Veel beloven en weinig geven, doet de deurwaarder in vreugde leven – de bijbehorende trukendoos kent elke vakgenoot. Toch is het niet altijd goed te onderscheiden of het onwil is of onmacht, Kijk, ontvang je een brief met als aanhef ”Geachte malloten”, dan krijg je al een idee. Als dan vervolgd wordt met termen als ”zakkenvullers”, ”stelletje losers”, ”maffia-incasso”, dan is het wel duidelijk uit welke hoek de wind waait. Ook al wordt er ondertekend met ”Een goudeerlijk mens”.
Een hoofdregel in schuldenland is: goede communicatie voorkomt veel en lost veel op. Want laat een debiteur niets van zich horen, dan wordt algauw gedacht, ook op het deurwaarderskantoor: die wil niet. Terwijl het feitelijk is: hij of zij kan niet. Gerealiseerd moet worden dat de drempel hoog is. „Ik kan momenteel niets aflossen meneer, dus ik durfde u eerst niet te bellen.”
Toch bouwt elke deurwaarder een natuurlijk stuk argwaan op. De werkelijkheid wil nog weleens anders zijn dan wat het oog of het oor zou doen geloven. Gelukkig kan en mag er ambtshalve veel bij instanties worden nagegaan.

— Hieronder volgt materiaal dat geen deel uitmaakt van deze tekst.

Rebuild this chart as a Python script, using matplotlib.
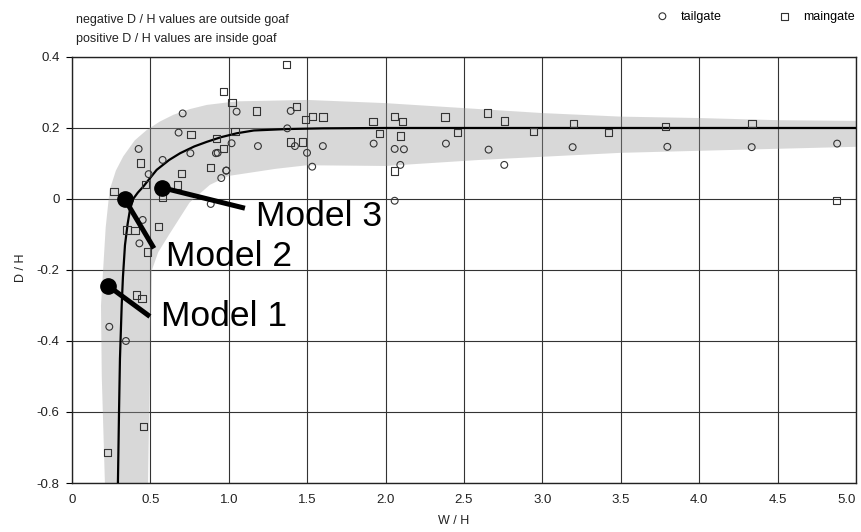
import matplotlib
matplotlib.use("Agg")
import matplotlib.pyplot as plt

plt.rcParams["font.family"] = ["Liberation Sans", "DejaVu Sans"]

# tailgate measurements (W/H, D/H)
tail_x = [0.706, 0.68, 0.425, 0.578, 0.489, 0.755, 0.929, 1.018, 1.05, 0.984,
          0.952, 0.885, 0.451, 0.43, 0.238, 0.344, 1.395, 1.373, 1.186, 1.422,
          1.499, 1.532, 1.60, 1.924, 2.058, 2.058, 2.117, 2.094, 2.385, 2.657,
          2.757, 3.193, 3.797, 4.335, 4.88, 0.918, 0.984]
tail_y = [0.241, 0.187, 0.141, 0.110, 0.070, 0.129, 0.130, 0.157, 0.246, 0.080,
          0.059, -0.014, -0.059, -0.125, -0.36, -0.40, 0.248, 0.199, 0.149, 0.149,
          0.130, 0.091, 0.149, 0.156, 0.141, -0.005, 0.140, 0.096, 0.156, 0.139,
          0.096, 0.146, 0.147, 0.146, 0.156, 0.129, 0.080]

# maingate measurements (W/H, D/H)
main_x = [0.965, 1.02, 1.04, 0.76, 0.965, 0.438, 0.70, 0.885, 0.468, 0.674,
          0.268, 0.578, 0.351, 0.402, 0.553, 0.48, 0.923, 0.412, 0.446, 0.455,
          0.228, 1.178, 1.433, 1.49, 1.532, 1.60, 1.37, 1.395, 1.47, 1.92,
          1.96, 2.058, 2.107, 2.094, 2.058, 2.38, 2.46, 2.65, 2.757, 2.945,
          3.2, 3.42, 3.786, 4.337, 4.877]
main_y = [0.302, 0.271, 0.190, 0.182, 0.143, 0.101, 0.072, 0.089, 0.040, 0.039,
          0.022, 0.006, -0.087, -0.089, -0.078, -0.149, 0.171, -0.27, -0.281, -0.641,
          -0.714, 0.248, 0.260, 0.223, 0.232, 0.231, 0.378, 0.161, 0.161, 0.219,
          0.184, 0.232, 0.219, 0.177, 0.079, 0.231, 0.187, 0.242, 0.220, 0.190,
          0.212, 0.187, 0.204, 0.213, -0.005]

# fitted trend line
fit_x = [0.293, 0.300, 0.306, 0.317, 0.325, 0.338, 0.355, 0.37, 0.39, 0.42,
         0.455, 0.50, 0.54, 0.62, 0.69, 0.78, 0.86, 0.95, 1.05, 1.16,
         1.37, 1.6, 2.0, 5.0]
fit_y = [-0.80, -0.60, -0.45, -0.30, -0.22, -0.13, -0.07, -0.03, 0.0, 0.018,
         0.035, 0.06, 0.082, 0.11, 0.129, 0.148, 0.161, 0.174, 0.185, 0.193,
         0.197, 0.199, 0.200, 0.200]

# scatter envelope (outer edge then inner edge back)
band_outer_x = [0.21, 0.19, 0.185, 0.20, 0.215, 0.24, 0.28, 0.327, 0.40, 0.476,
                0.56, 0.646, 0.75, 0.86, 1.05, 1.5, 2.0, 2.5, 3.0, 3.5,
                4.0, 4.5, 5.0]
band_outer_y = [-0.80, -0.50, -0.30, -0.19, -0.08, 0.025, 0.08, 0.12, 0.165, 0.194,
                0.218, 0.237, 0.253, 0.265, 0.275, 0.279, 0.270, 0.256, 0.242, 0.232,
                0.228, 0.222, 0.220]
band_inner_x = [5.0, 4.2, 3.5, 2.6, 2.0, 1.5, 1.3, 1.0, 0.88, 0.75,
                0.62, 0.55, 0.51, 0.50, 0.485]
band_inner_y = [0.147, 0.138, 0.130, 0.110, 0.093, 0.095, 0.085, 0.065, 0.040, -0.010,
                -0.10, -0.15, -0.20, -0.40, -0.80]

# model annotations: marker, leader end, label position
model_names = ["Model 1", "Model 2", "Model 3"]
model_x = [0.232, 0.336, 0.574]
model_y = [-0.245, 0.0, 0.032]
leader_x = [0.497, 0.523, 1.103]
leader_y = [-0.331, -0.139, -0.026]
label_x = [0.57, 0.60, 1.173]
label_y = [-0.331, -0.162, -0.049]

x_ticks = [0, 0.5, 1.0, 1.5, 2.0, 2.5, 3.0, 3.5, 4.0, 4.5, 5.0]
x_tick_labels = ["0", "0.5", "1.0", "1.5", "2.0", "2.5", "3.0", "3.5", "4.0", "4.5", "5.0"]
y_ticks = [-0.8, -0.6, -0.4, -0.2, 0, 0.2, 0.4]
y_tick_labels = ["-0.8", "-0.6", "-0.4", "-0.2", "0", "0.2", "0.4"]

fig = plt.figure(figsize=(8.62, 5.32), dpi=100)
ax = fig.add_axes([0.0835, 0.0921, 0.9095, 0.8008])

ax.fill(band_outer_x + band_inner_x, band_outer_y + band_inner_y,
        color="#9a9a9a", alpha=0.38, lw=0, zorder=1)

ax.grid(True, color="#333333", lw=0.8, zorder=0)
ax.set_axisbelow(True)

ax.plot(fit_x, fit_y, color="black", lw=1.6, zorder=3)

ax.scatter(tail_x, tail_y, s=24, marker="o", facecolors="none",
           edgecolors="#333333", linewidths=0.8, zorder=4, label="tailgate")
ax.scatter(main_x, main_y, s=28, marker="s", facecolors="none",
           edgecolors="#333333", linewidths=0.8, zorder=4, label="maingate")

for i in range(3):
    ax.plot([model_x[i], leader_x[i]], [model_y[i], leader_y[i]],
            color="black", lw=3.6, solid_capstyle="butt", zorder=5)
    ax.plot(model_x[i], model_y[i], "o", color="black", ms=11, zorder=6)
    ax.text(label_x[i], label_y[i], model_names[i], fontsize=25.5,
            ha="left", va="center", zorder=6)

ax.set_xlim(0, 5)
ax.set_ylim(-0.8, 0.4)
ax.set_xticks(x_ticks)
ax.set_xticklabels(x_tick_labels)
ax.get_xticklabels()[-1].set_horizontalalignment("right")
ax.set_yticks(y_ticks)
ax.set_yticklabels(y_tick_labels)
ax.tick_params(axis="x", length=0, pad=8, labelsize=9.5, labelcolor="#222222")
ax.tick_params(axis="y", length=4, direction="out", pad=5, labelsize=9.5,
               labelcolor="#222222")
for s in ax.spines.values():
    s.set_color("#222222")
    s.set_linewidth(1.0)

ax.set_xlabel("W / H", fontsize=9, color="#222222")
ax.xaxis.set_label_coords(0.487, -0.076)
ax.set_ylabel("D / H", fontsize=9, color="#222222")
ax.yaxis.set_label_coords(-0.058, 0.505)

ax.legend(loc="center right", bbox_to_anchor=(1.013, 1.095), ncol=2, frameon=False,
          fontsize=9, columnspacing=4.0, handletextpad=0.5, markerscale=1.0)

fig.text(76 / 862, 1 - 20 / 532, "negative D / H values are outside goaf",
         fontsize=9, va="center", ha="left", color="#222222")
fig.text(76 / 862, 1 - 39 / 532, "positive D / H values are inside goaf",
         fontsize=9, va="center", ha="left", color="#222222")

fig.savefig("out.png", dpi=100)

Adres, huis, uitkering, auto – na één druk op de knop rollen de gegevens het dossier in. Ervaring blijft echter onontbeerlijk. Want welke vragen zijn er bij de volgende tekst te stellen?
„Het leven is voor mij en m’n gezin een ware kwelling. Wij leven van de voedselbank. Ik ga alleen maar steeds verder de shit in. Ik hoop op een stukje coulance van uw kant. Ik heb maar een klein baantje en 68.000 euro schuld. Ik hoop dat u mij de tijd wilt geven om m’n zaken te regelen. Geen idee hoe lang het duurt, maar ben bezig met maatschappelijk werk. Ik ben slechts 41 jaar oud, maar door alle stress zal daar geen vijf jaar meer bij komen. Ik zie geen uitweg meer. Misschien kunt u even over uw hart strijken. Of me dit kwijtschelden, zodat ik m’n vier kids een toekomst kan bieden. Mijn partner verdient, maar er blijft maar 100 euro per maand over. Donkere wolken hangen boven m’n hoofd. Dit roze stukje papier is nog de enige kleur in m’n leven.”